WHAT YOU HAVE TO DO
Would you return the run of lines that starts at the one with "Rebuild this chart" and ends at the one with "const errs = [allCueErr, contextErr, controlErr];", ends included, exactly as written and without the images?

DATA LINES
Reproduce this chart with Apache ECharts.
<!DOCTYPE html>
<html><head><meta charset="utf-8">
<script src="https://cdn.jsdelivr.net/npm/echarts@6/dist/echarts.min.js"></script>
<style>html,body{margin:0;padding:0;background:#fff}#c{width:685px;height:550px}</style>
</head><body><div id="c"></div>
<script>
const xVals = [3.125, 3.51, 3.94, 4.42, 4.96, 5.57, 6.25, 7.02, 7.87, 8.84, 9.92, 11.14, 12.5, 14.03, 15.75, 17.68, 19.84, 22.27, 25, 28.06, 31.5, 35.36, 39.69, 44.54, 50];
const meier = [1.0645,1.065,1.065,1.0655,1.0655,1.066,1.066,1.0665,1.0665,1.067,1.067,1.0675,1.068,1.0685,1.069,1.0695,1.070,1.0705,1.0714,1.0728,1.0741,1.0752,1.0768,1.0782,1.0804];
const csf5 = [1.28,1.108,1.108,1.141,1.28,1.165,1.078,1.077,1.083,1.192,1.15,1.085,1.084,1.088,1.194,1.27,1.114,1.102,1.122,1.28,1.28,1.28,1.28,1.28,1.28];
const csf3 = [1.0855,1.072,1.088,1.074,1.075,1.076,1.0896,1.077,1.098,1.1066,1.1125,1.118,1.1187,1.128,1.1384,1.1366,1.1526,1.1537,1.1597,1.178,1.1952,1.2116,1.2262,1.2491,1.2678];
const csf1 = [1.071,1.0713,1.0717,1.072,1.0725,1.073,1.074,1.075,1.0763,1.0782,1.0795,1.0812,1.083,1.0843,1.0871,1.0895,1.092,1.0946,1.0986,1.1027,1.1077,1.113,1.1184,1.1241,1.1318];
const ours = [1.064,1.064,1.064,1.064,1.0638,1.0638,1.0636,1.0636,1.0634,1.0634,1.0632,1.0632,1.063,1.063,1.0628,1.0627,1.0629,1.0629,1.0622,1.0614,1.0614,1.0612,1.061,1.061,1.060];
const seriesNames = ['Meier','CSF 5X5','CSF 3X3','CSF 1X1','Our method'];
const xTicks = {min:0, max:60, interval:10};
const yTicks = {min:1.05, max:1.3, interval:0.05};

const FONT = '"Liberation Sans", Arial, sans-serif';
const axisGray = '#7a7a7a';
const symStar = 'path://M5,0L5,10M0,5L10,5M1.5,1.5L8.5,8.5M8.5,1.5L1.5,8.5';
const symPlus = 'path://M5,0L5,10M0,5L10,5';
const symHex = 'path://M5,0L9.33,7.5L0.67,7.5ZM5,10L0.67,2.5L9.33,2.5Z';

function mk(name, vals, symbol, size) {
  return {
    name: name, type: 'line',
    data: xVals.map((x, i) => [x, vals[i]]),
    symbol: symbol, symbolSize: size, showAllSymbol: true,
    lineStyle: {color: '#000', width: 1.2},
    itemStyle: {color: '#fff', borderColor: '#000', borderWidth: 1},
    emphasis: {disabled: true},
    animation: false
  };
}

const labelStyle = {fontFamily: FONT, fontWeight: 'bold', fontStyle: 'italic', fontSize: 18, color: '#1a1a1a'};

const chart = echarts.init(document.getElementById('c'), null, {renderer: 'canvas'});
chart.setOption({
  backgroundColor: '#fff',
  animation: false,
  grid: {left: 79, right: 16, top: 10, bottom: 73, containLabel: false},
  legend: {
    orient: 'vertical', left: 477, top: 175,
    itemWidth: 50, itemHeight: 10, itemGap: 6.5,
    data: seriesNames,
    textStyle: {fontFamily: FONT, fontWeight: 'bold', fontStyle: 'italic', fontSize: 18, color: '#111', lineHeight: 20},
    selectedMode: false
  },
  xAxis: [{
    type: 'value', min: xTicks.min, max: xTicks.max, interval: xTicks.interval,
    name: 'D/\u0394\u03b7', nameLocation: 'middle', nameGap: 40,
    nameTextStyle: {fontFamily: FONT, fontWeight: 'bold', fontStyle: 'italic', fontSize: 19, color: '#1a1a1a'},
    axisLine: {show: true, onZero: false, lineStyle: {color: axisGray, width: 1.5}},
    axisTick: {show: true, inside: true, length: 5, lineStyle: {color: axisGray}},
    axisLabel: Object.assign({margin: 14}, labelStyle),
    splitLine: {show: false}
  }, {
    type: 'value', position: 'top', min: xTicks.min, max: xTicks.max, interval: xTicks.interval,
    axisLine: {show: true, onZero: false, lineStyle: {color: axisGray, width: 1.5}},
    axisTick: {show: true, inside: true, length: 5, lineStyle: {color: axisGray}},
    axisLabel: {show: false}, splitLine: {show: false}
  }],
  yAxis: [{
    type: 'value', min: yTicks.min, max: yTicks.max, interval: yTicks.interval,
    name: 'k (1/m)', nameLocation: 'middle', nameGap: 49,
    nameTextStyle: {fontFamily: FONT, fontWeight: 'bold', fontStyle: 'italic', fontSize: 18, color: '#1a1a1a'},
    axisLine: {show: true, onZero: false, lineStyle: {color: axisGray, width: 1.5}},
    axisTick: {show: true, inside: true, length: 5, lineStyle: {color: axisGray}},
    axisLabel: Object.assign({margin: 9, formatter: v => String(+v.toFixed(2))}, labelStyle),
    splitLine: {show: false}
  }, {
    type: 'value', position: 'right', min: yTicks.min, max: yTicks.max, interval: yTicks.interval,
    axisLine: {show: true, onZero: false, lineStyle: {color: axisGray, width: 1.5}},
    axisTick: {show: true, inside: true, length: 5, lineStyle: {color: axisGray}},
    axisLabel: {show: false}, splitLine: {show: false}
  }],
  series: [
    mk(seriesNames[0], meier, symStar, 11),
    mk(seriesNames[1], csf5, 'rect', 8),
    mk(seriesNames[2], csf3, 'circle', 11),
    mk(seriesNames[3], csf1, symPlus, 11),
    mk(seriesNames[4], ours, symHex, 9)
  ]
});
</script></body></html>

==

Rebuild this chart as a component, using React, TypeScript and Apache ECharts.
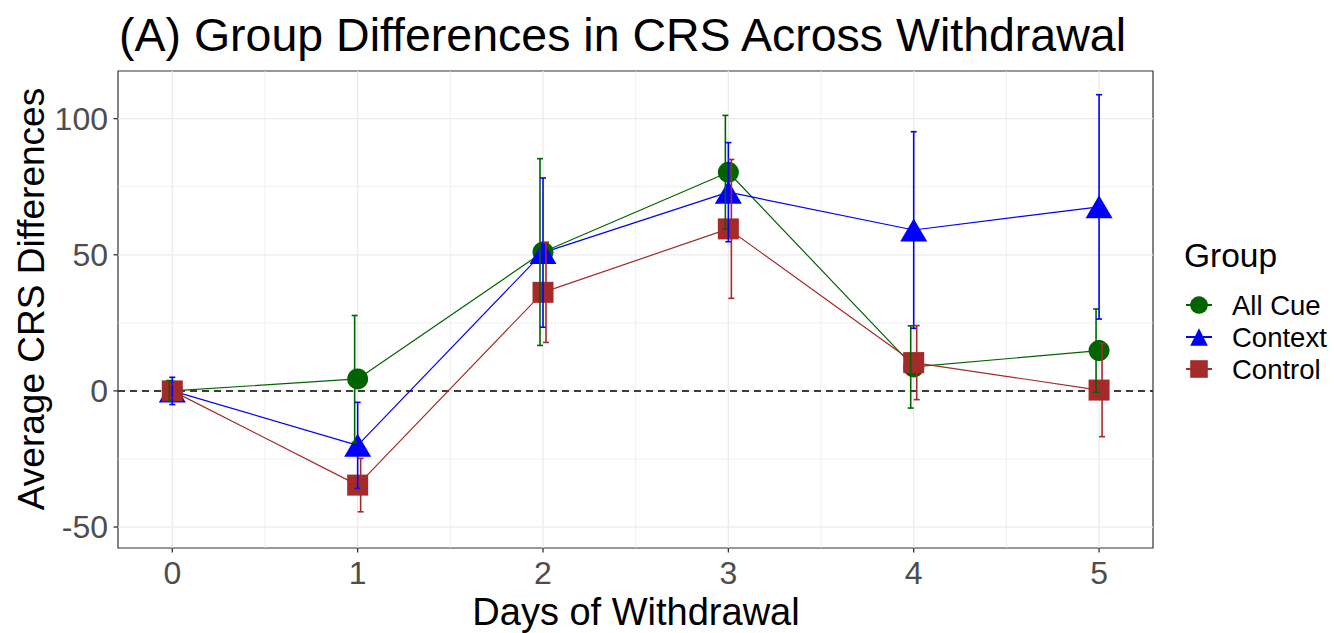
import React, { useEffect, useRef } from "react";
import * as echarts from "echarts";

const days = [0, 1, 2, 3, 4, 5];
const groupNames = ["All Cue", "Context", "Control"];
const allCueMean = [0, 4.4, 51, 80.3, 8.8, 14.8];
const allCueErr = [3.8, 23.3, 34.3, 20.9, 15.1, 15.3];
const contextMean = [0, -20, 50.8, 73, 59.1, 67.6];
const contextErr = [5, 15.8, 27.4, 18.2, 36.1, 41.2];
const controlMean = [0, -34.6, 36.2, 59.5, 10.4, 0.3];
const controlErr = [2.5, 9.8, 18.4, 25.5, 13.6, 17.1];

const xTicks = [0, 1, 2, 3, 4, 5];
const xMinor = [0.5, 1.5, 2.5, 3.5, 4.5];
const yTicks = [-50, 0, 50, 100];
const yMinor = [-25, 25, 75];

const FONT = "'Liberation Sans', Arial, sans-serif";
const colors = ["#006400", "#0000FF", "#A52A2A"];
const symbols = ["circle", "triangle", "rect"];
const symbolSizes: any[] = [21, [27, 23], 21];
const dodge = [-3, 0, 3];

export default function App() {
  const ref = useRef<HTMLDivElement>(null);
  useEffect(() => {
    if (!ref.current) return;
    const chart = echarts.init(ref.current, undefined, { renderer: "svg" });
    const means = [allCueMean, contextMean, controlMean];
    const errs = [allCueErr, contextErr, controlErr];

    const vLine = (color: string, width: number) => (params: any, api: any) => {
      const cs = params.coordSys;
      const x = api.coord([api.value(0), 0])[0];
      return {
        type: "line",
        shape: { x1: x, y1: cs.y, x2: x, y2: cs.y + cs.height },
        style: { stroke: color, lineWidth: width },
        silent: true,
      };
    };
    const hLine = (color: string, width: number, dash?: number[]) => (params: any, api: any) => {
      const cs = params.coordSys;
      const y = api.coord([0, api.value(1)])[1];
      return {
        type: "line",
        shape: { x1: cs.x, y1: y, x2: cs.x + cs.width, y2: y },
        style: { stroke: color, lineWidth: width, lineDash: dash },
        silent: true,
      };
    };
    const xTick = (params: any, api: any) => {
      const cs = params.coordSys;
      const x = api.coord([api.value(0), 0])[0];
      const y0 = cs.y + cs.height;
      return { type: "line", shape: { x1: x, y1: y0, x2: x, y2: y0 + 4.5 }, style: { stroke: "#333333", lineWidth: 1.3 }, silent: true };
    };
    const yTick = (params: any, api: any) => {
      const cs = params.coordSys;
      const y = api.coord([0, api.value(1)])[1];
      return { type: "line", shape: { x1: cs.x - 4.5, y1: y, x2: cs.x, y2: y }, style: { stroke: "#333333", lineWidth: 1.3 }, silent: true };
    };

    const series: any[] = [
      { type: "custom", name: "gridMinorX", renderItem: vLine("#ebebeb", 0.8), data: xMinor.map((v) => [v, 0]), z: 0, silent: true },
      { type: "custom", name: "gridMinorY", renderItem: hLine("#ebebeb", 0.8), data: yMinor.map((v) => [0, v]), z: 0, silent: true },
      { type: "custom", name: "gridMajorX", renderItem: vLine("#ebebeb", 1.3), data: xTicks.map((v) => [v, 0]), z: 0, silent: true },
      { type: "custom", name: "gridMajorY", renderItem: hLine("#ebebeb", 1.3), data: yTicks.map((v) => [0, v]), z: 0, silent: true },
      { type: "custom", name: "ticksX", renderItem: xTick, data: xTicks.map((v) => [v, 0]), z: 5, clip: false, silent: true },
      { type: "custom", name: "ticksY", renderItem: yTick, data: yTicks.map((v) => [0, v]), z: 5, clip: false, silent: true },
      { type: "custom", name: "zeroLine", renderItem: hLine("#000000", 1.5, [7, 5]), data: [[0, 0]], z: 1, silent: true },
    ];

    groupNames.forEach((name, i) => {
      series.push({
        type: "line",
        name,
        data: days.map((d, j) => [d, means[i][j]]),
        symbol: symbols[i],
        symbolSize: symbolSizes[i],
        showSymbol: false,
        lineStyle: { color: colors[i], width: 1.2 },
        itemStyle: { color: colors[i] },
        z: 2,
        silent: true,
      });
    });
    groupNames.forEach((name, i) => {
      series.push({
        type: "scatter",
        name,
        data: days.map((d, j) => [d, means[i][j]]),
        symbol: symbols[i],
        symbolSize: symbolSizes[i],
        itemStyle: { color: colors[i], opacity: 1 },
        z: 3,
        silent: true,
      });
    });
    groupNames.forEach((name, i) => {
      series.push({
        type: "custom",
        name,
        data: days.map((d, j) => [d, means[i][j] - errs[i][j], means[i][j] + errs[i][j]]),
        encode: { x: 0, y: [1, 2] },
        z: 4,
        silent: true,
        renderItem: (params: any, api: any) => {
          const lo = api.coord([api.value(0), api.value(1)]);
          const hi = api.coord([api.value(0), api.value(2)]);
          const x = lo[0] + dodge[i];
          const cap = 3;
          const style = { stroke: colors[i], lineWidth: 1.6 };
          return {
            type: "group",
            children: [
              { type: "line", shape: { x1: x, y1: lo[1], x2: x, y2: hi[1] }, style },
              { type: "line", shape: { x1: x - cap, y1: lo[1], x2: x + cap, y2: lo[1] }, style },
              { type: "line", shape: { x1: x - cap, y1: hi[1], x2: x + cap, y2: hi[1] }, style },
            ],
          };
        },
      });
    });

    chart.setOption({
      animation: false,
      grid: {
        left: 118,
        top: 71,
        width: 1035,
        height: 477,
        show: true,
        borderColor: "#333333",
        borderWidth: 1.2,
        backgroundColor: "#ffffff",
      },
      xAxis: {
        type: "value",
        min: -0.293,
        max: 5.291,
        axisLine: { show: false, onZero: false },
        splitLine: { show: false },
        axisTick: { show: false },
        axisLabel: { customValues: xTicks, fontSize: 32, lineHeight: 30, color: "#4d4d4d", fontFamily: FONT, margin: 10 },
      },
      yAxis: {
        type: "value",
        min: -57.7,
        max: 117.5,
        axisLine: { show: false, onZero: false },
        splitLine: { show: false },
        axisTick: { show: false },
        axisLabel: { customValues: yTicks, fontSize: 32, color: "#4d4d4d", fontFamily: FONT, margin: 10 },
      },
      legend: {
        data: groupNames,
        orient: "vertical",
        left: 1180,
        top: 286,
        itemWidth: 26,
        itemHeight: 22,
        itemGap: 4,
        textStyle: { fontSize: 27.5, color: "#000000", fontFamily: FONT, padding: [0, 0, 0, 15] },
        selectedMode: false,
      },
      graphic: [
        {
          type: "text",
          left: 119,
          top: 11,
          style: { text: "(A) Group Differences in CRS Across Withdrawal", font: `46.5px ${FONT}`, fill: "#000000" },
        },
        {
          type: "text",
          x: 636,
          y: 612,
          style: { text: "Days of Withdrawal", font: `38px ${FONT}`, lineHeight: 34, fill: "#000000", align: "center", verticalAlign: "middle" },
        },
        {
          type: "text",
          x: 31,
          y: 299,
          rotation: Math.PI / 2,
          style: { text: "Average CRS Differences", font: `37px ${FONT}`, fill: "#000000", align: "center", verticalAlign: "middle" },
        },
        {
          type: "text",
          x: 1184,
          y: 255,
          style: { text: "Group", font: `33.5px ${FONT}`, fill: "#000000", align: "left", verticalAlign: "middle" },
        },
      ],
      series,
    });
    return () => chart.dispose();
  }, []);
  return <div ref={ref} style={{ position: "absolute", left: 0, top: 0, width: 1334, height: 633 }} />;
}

RESPONSE FOR THIS EXERCISE
Rebuild this chart as a component, using React, TypeScript and Apache ECharts.
import React, { useEffect, useRef } from "react";
import * as echarts from "echarts";

const days = [0, 1, 2, 3, 4, 5];
const groupNames = ["All Cue", "Context", "Control"];
const allCueMean = [0, 4.4, 51, 80.3, 8.8, 14.8];
const allCueErr = [3.8, 23.3, 34.3, 20.9, 15.1, 15.3];
const contextMean = [0, -20, 50.8, 73, 59.1, 67.6];
const contextErr = [5, 15.8, 27.4, 18.2, 36.1, 41.2];
const controlMean = [0, -34.6, 36.2, 59.5, 10.4, 0.3];
const controlErr = [2.5, 9.8, 18.4, 25.5, 13.6, 17.1];

const xTicks = [0, 1, 2, 3, 4, 5];
const xMinor = [0.5, 1.5, 2.5, 3.5, 4.5];
const yTicks = [-50, 0, 50, 100];
const yMinor = [-25, 25, 75];

const FONT = "'Liberation Sans', Arial, sans-serif";
const colors = ["#006400", "#0000FF", "#A52A2A"];
const symbols = ["circle", "triangle", "rect"];
const symbolSizes: any[] = [21, [27, 23], 21];
const dodge = [-3, 0, 3];

export default function App() {
  const ref = useRef<HTMLDivElement>(null);
  useEffect(() => {
    if (!ref.current) return;
    const chart = echarts.init(ref.current, undefined, { renderer: "svg" });
    const means = [allCueMean, contextMean, controlMean];
    const errs = [allCueErr, contextErr, controlErr];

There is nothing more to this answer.